As a European, my choice is clearly the third one. Not only is it more democratic and fair that, through fair taxation, wealth that is created should be shared and spent in such a way that nobody is left behind in education, health, voting rights, security before the law and equal treatment.

Neither of the other two has these qualities. They may have some of them but in Biden’s new US lies hope that the younger generation will push the government to adopt many more European-like policies in the fields of education, social security, taxation, healthcare, environment, trade and foreign policy in the next couple of years so that a rapprochement of the EU and the US will be much closer than it has ever been.

If and when these two economies join up and bring their laws closer to each other’s the better the chances of persuading China, Russia, India, and Brazil to come in line grow. Then, and only then, can we really hope that planet earth becomes one home for all of us.

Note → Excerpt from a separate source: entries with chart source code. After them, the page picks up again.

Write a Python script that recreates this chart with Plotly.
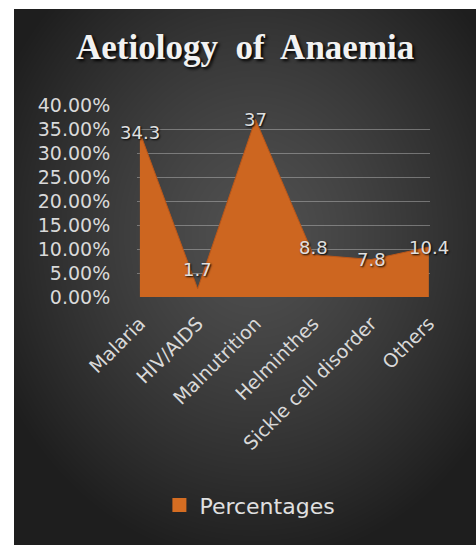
import zlib, struct, base64
import numpy as np
import plotly.graph_objects as go

# ---- data ----
categories = ["Malaria", "HIV/AIDS", "Malnutrition", "Helminthes", "Sickle cell disorder", "Others"]
percentages = [34.3, 1.7, 37, 8.8, 7.8, 10.4]
label_texts = ["34.3", "1.7", "37", "8.8", "7.8", "10.4"]
label_shift = [0, 19, 0, 7, 0, 0]
y_tick_vals = [0, 0.05, 0.10, 0.15, 0.20, 0.25, 0.30, 0.35, 0.40]
y_tick_text = ["0.00%", "5.00%", "10.00%", "15.00%", "20.00%", "25.00%", "30.00%", "35.00%", "40.00%"]
series_name = "Percentages"

W, H = 476, 545
L, R, T, B = 137, 46, 105, 248
PW, PH = W - L - R, H - T - B


def png_data_uri(arr):
    h, w, _ = arr.shape
    raw = b"".join(b"\x00" + arr[i].tobytes() for i in range(h))

    def chunk(t, d):
        c = struct.pack(">I", len(d)) + t + d
        return c + struct.pack(">I", zlib.crc32(t + d) & 0xffffffff)

    png = (b"\x89PNG\r\n\x1a\n"
           + chunk(b"IHDR", struct.pack(">IIBBBBB", w, h, 8, 2, 0, 0, 0))
           + chunk(b"IDAT", zlib.compress(raw, 9))
           + chunk(b"IEND", b""))
    return "data:image/png;base64," + base64.b64encode(png).decode()


# radial gradient background (dark grey)
gw, gh = 462, 536
yy, xx = np.mgrid[0:gh, 0:gw]
cx, cy = gw * 0.52, gh * 0.42
r = np.sqrt(((xx - cx) / (gw * 0.62)) ** 2 + ((yy - cy) / (gh * 0.62)) ** 2)
r = np.clip(r, 0, 1)
v = 80 - 50 * r ** 1.3
img = np.clip(np.stack([v, v, v], axis=-1), 0, 255).astype(np.uint8)
bg_uri = png_data_uri(img)

yvals = [p / 100 for p in percentages]
area_color = "#CD6620"

fig = go.Figure()
fig.add_trace(go.Scatter(
    x=categories, y=yvals, mode="lines", fill="tozeroy",
    fillcolor=area_color, line=dict(color="#B8561A", width=1),
    name=series_name, showlegend=False, hoverinfo="skip",
))
# legend entry (square swatch)
fig.add_trace(go.Scatter(
    x=[None], y=[None], mode="markers", name=series_name,
    marker=dict(symbol="square", size=14, color="#D56D22"), showlegend=True,
))

for c, yv, t, s in zip(categories, yvals, label_texts, label_shift):
    fig.add_annotation(x=c, y=yv, text=t, showarrow=False, yshift=s,
                       font=dict(family="DejaVu Sans", size=18, color="#e0e0e0",
                                 shadow="1px 1px 2px #000"))

px0 = (14 - L) / PW
px1 = (W - L) / PW
py1 = (T + PH - 9) / PH
py0 = -(B) / PH
fig.add_layout_image(dict(source=bg_uri, xref="paper", yref="paper",
                          x=px0, y=py1, sizex=px1 - px0, sizey=py1 - py0,
                          xanchor="left", yanchor="top", sizing="stretch",
                          layer="below"))

fig.update_layout(
    width=W, height=H,
    margin=dict(l=L, r=R, t=T, b=B),
    paper_bgcolor="white", plot_bgcolor="rgba(0,0,0,0)",
    title=dict(text="Aetiology  of  Anaemia", xref="container", x=0.515, xanchor="center",
               yref="container", y=0.914, yanchor="middle",
               font=dict(family="Liberation Serif", size=35, color="#f2f2f2", weight="bold",
                         shadow="2px 2px 3px #000")),
    legend=dict(orientation="h", xref="container", yref="container", x=0.525, y=0.073,
                xanchor="center", yanchor="middle",
                font=dict(family="DejaVu Sans", size=22, color="#e0e0e0"),
                itemwidth=30, bgcolor="rgba(0,0,0,0)"),
    xaxis=dict(range=[-0.05, 5.02], showgrid=False, zeroline=False, showline=False,
               tickangle=-45, ticks="outside", ticklen=7, tickcolor="rgba(0,0,0,0)",
               tickfont=dict(family="DejaVu Sans", size=19, color="#d9d9d9")),
    yaxis=dict(range=[0, 0.40], tickvals=y_tick_vals, ticktext=y_tick_text,
               showgrid=True, gridcolor="rgba(210,210,210,0.4)", gridwidth=1,
               zeroline=False, showline=False,
               ticks="outside", ticklen=22, tickcolor="rgba(0,0,0,0)",
               tickfont=dict(family="DejaVu Sans", size=19, color="#d9d9d9")),
)

fig.write_html("out.html", config={"displayModeBar": False},
               post_script="document.body.style.margin='0';document.body.style.overflow='hidden';")
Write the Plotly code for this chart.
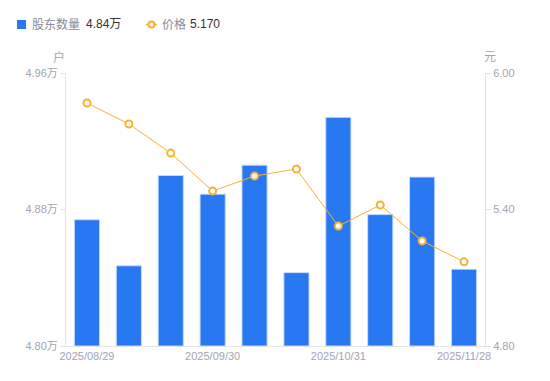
import plotly.graph_objects as go

dates = ["2025/08/29", "2025/09/10", "2025/09/19", "2025/09/30", "2025/10/10",
         "2025/10/20", "2025/10/31", "2025/11/10", "2025/11/20", "2025/11/28"]
holders = [4.874, 4.847, 4.900, 4.889, 4.906, 4.843, 4.934, 4.877, 4.899, 4.845]  # 万户
prices = [5.868, 5.776, 5.648, 5.481, 5.547, 5.578, 5.327, 5.420, 5.262, 5.170]
x_ticks = ["2025/08/29", "2025/09/30", "2025/10/31", "2025/11/28"]
left_ticks = [4.80, 4.88, 4.96]
right_ticks = [4.80, 5.40, 6.00]

BLUE = "#2878F2"
ORANGE = "#F8B132"
GRAY = "#A3A3B3"
AXIS = "#E3E3E8"
FONT = "Liberation Sans, Noto Sans CJK SC, sans-serif"

L, R, T, B = 66, 65, 73, 35
PW, PH = 550 - L - R, 381 - T - B


def px(x):
    return (x - L) / PW


def py(y):
    return (381 - B - y) / PH


fig = go.Figure()
fig.add_trace(go.Bar(
    x=dates, y=[h - left_ticks[0] for h in holders], base=left_ticks[0],
    marker=dict(color=BLUE, line=dict(color="rgba(200,220,255,0.9)", width=1)),
    width=0.6, yaxis="y", name="股东数量"))
fig.add_trace(go.Scatter(
    x=dates, y=prices, yaxis="y2", mode="lines+markers", name="价格",
    line=dict(color=ORANGE, width=1),
    marker=dict(symbol="circle", size=7, color="white", line=dict(color=ORANGE, width=2))))

fig.update_layout(
    width=550, height=381,
    margin=dict(l=L, r=R, t=T, b=B, autoexpand=False),
    plot_bgcolor="white", paper_bgcolor="white",
    showlegend=False,
    font=dict(family=FONT, size=11, color=GRAY),
    xaxis=dict(type="category", range=[-0.5, len(dates) - 0.5], tickmode="array",
               tickvals=x_ticks, ticktext=x_ticks,
               showline=True, linecolor=AXIS, linewidth=1, ticks="", showgrid=False,
               tickfont=dict(size=11, color=GRAY), zeroline=False, automargin=False),
    yaxis=dict(range=[left_ticks[0], left_ticks[-1]], tickmode="array", tickvals=left_ticks,
               ticktext=[f"{v:.2f}万" for v in left_ticks], showline=True, linecolor=AXIS, linewidth=1,
               ticks="outside", ticklen=5, tickcolor=AXIS, showgrid=False, zeroline=False,
               tickfont=dict(size=11, color=GRAY), automargin=False),
    yaxis2=dict(range=[right_ticks[0], right_ticks[-1]], tickmode="array", tickvals=right_ticks,
                ticktext=[f"{v:.2f}" for v in right_ticks],
                overlaying="y", side="right", showline=True, linecolor=AXIS, linewidth=1,
                ticks="outside", ticklen=5, tickcolor=AXIS, showgrid=False, zeroline=False,
                tickfont=dict(size=11, color=GRAY), automargin=False),
)

# axis unit titles
fig.add_annotation(text="户", xref="paper", yref="paper", x=px(59), y=py(57),
                   showarrow=False, font=dict(size=12, color=GRAY), xanchor="center", yanchor="middle")
fig.add_annotation(text="元", xref="paper", yref="paper", x=px(490), y=py(57),
                   showarrow=False, font=dict(size=12, color=GRAY), xanchor="center", yanchor="middle")

# custom legend
LY = 24.5
fig.add_shape(type="rect", xref="paper", yref="paper",
              x0=px(17), x1=px(26), y0=py(29), y1=py(20),
              fillcolor=BLUE, line=dict(width=0), layer="above")
fig.add_annotation(text="股东数量", xref="paper", yref="paper", x=px(30), y=py(LY),
                   showarrow=False, xanchor="left", yanchor="middle", font=dict(size=12, color="#8A8A99"))
fig.add_annotation(text="4.84万", xref="paper", yref="paper", x=px(84), y=py(LY),
                   showarrow=False, xanchor="left", yanchor="middle", font=dict(size=12, color="#333333"))
fig.add_shape(type="line", xref="paper", yref="paper",
              x0=px(146), x1=px(157), y0=py(LY), y1=py(LY),
              line=dict(color=ORANGE, width=1.5))
fig.add_shape(type="circle", xref="paper", yref="paper",
              x0=px(148.5), x1=px(154.5), y0=py(LY + 3), y1=py(LY - 3),
              fillcolor="white", line=dict(color=ORANGE, width=2))
fig.add_annotation(text="价格", xref="paper", yref="paper", x=px(160), y=py(LY),
                   showarrow=False, xanchor="left", yanchor="middle", font=dict(size=12, color="#8A8A99"))
fig.add_annotation(text="5.170", xref="paper", yref="paper", x=px(188), y=py(LY),
                   showarrow=False, xanchor="left", yanchor="middle", font=dict(size=12, color="#333333"))

fig.write_html("out.html", config={"displayModeBar": False},
               post_script="document.body.style.margin='0';")
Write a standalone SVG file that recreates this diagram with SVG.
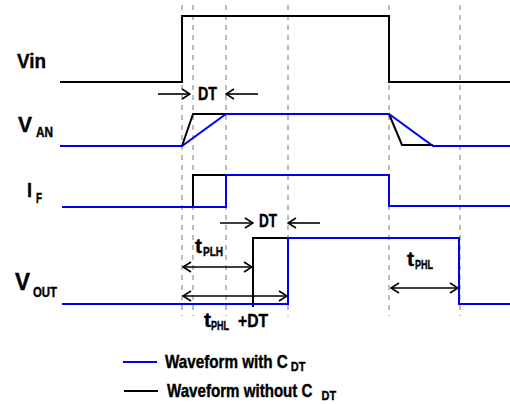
<svg xmlns="http://www.w3.org/2000/svg" width="510" height="404" viewBox="0 0 510 404">
<defs>
<style>
.lbl{font-family:"Liberation Sans",Arial,sans-serif;font-weight:bold;fill:#000;stroke:#000;stroke-width:0.4}
.dash{stroke:#999;stroke-width:1.3;stroke-dasharray:5 5;fill:none}
.blk{stroke:#000;stroke-width:2;fill:none}
.blu{stroke:#0000ee;stroke-width:2;fill:none}
.arr{stroke:#000;stroke-width:1.6;fill:none}
</style>
<marker id="ah" viewBox="0 0 10 12" refX="9" refY="6" markerWidth="10" markerHeight="12" markerUnits="userSpaceOnUse" orient="auto-start-reverse">
<path d="M1,1 L9,6 L1,11" fill="none" stroke="#000" stroke-width="1.6"/>
</marker>
</defs>
<rect width="510" height="404" fill="#fff"/>
<g id="gridlines">
<line class="dash" x1="182" y1="5" x2="182" y2="316"/>
<line class="dash" x1="193" y1="5" x2="193" y2="316"/>
<line class="dash" x1="226" y1="5" x2="226" y2="316"/>
<line class="dash" x1="288" y1="5" x2="288" y2="316"/>
<line class="dash" x1="389" y1="5" x2="389" y2="316"/>
<line class="dash" x1="460" y1="5" x2="460" y2="316"/>
</g>
<g id="vin">
<polyline class="blk" points="60,82 182,82 182,16 389,16 389,82 510,82"/>
<text class="lbl" x="17" y="68" font-size="21" textLength="29" lengthAdjust="spacingAndGlyphs">Vin</text>
</g>
<g id="van">
<polyline class="blk" points="182,146 193,114 226,114"/>
<polyline class="blk" points="389,114 402,145 433,145"/>
<polyline class="blu" points="60,146 182,146 226,114 389,114 433,146 510,146"/>
<text class="lbl" x="18" y="132" font-size="22" textLength="14" lengthAdjust="spacingAndGlyphs">V</text>
<text class="lbl" x="36" y="137" font-size="14" textLength="17" lengthAdjust="spacingAndGlyphs">AN</text>
</g>
<g id="if">
<polyline class="blk" points="193,207 193,175 226,175"/>
<polyline class="blu" points="62,207 226,207 226,175 389,175 389,206 510,206"/>
<text class="lbl" x="27" y="197" font-size="20" textLength="5" lengthAdjust="spacingAndGlyphs">I</text>
<text class="lbl" x="36" y="203" font-size="14" textLength="6" lengthAdjust="spacingAndGlyphs">F</text>
</g>
<g id="vout">
<polyline class="blk" points="253,307 253,238 288,238"/>
<polyline class="blu" points="62,304 288,304 288,238 459,238 459,304 510,304"/>
<text class="lbl" x="15" y="290" font-size="23" textLength="15" lengthAdjust="spacingAndGlyphs">V</text>
<text class="lbl" x="33" y="297" font-size="14" textLength="24" lengthAdjust="spacingAndGlyphs">OUT</text>
</g>
<g id="connectors">
<line class="arr" x1="158" y1="94" x2="190" y2="94" marker-end="url(#ah)"/>
<line class="arr" x1="258" y1="94" x2="226" y2="94" marker-end="url(#ah)"/>
<line class="arr" x1="220" y1="223" x2="253" y2="223" marker-end="url(#ah)"/>
<line class="arr" x1="320" y1="223" x2="288" y2="223" marker-end="url(#ah)"/>
<line class="arr" x1="183" y1="267" x2="252" y2="267" marker-start="url(#ah)" marker-end="url(#ah)"/>
<line class="arr" x1="183" y1="296" x2="287" y2="296" marker-start="url(#ah)" marker-end="url(#ah)"/>
<line class="arr" x1="391" y1="288" x2="458" y2="288" marker-start="url(#ah)" marker-end="url(#ah)"/>
</g>
<g id="labels">
<text class="lbl" x="198" y="100" font-size="18" textLength="19" lengthAdjust="spacingAndGlyphs">DT</text>
<text class="lbl" x="259" y="227" font-size="18" textLength="18" lengthAdjust="spacingAndGlyphs">DT</text>
<text class="lbl" x="195" y="253" font-size="20" textLength="7" lengthAdjust="spacingAndGlyphs">t</text>
<text class="lbl" x="203" y="256" font-size="13" textLength="20" lengthAdjust="spacingAndGlyphs">PLH</text>
<text class="lbl" x="204" y="327" font-size="20" textLength="7" lengthAdjust="spacingAndGlyphs">t</text>
<text class="lbl" x="211" y="330" font-size="13" textLength="18" lengthAdjust="spacingAndGlyphs">PHL</text>
<text class="lbl" x="238" y="327" font-size="18" textLength="30" lengthAdjust="spacingAndGlyphs">+DT</text>
<text class="lbl" x="407" y="266" font-size="20" textLength="7" lengthAdjust="spacingAndGlyphs">t</text>
<text class="lbl" x="415" y="269" font-size="13" textLength="18" lengthAdjust="spacingAndGlyphs">PHL</text>
</g>
<g id="legend">
<line class="blu" x1="123" y1="362" x2="157" y2="362"/>
<text class="lbl" transform="translate(165,368) scale(0.845,1)" font-size="18">Waveform with C<tspan font-size="13" dy="3">&#160;DT</tspan></text>
<line class="blk" x1="124" y1="391" x2="158" y2="391"/>
<text class="lbl" transform="translate(167,397) scale(0.84,1)" font-size="18">Waveform without C<tspan font-size="13" dy="3">&#160;&#160;&#160;DT</tspan></text>
</g>
</svg>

There will always be stragglers in breach of the rule of law or of social justice, human rights and freedom of expression and state subsidies but if the combined economic weight of the US, the EU, Australia, Canada, Japan and South Korea is brought to bear, forcing those in breach to fall in line, we may potentially improve the lot of all world citizens over a period of 50 years. This is a target that the end of Trump brings closer to reality.

John Vassallo is a former ambassador to the EU.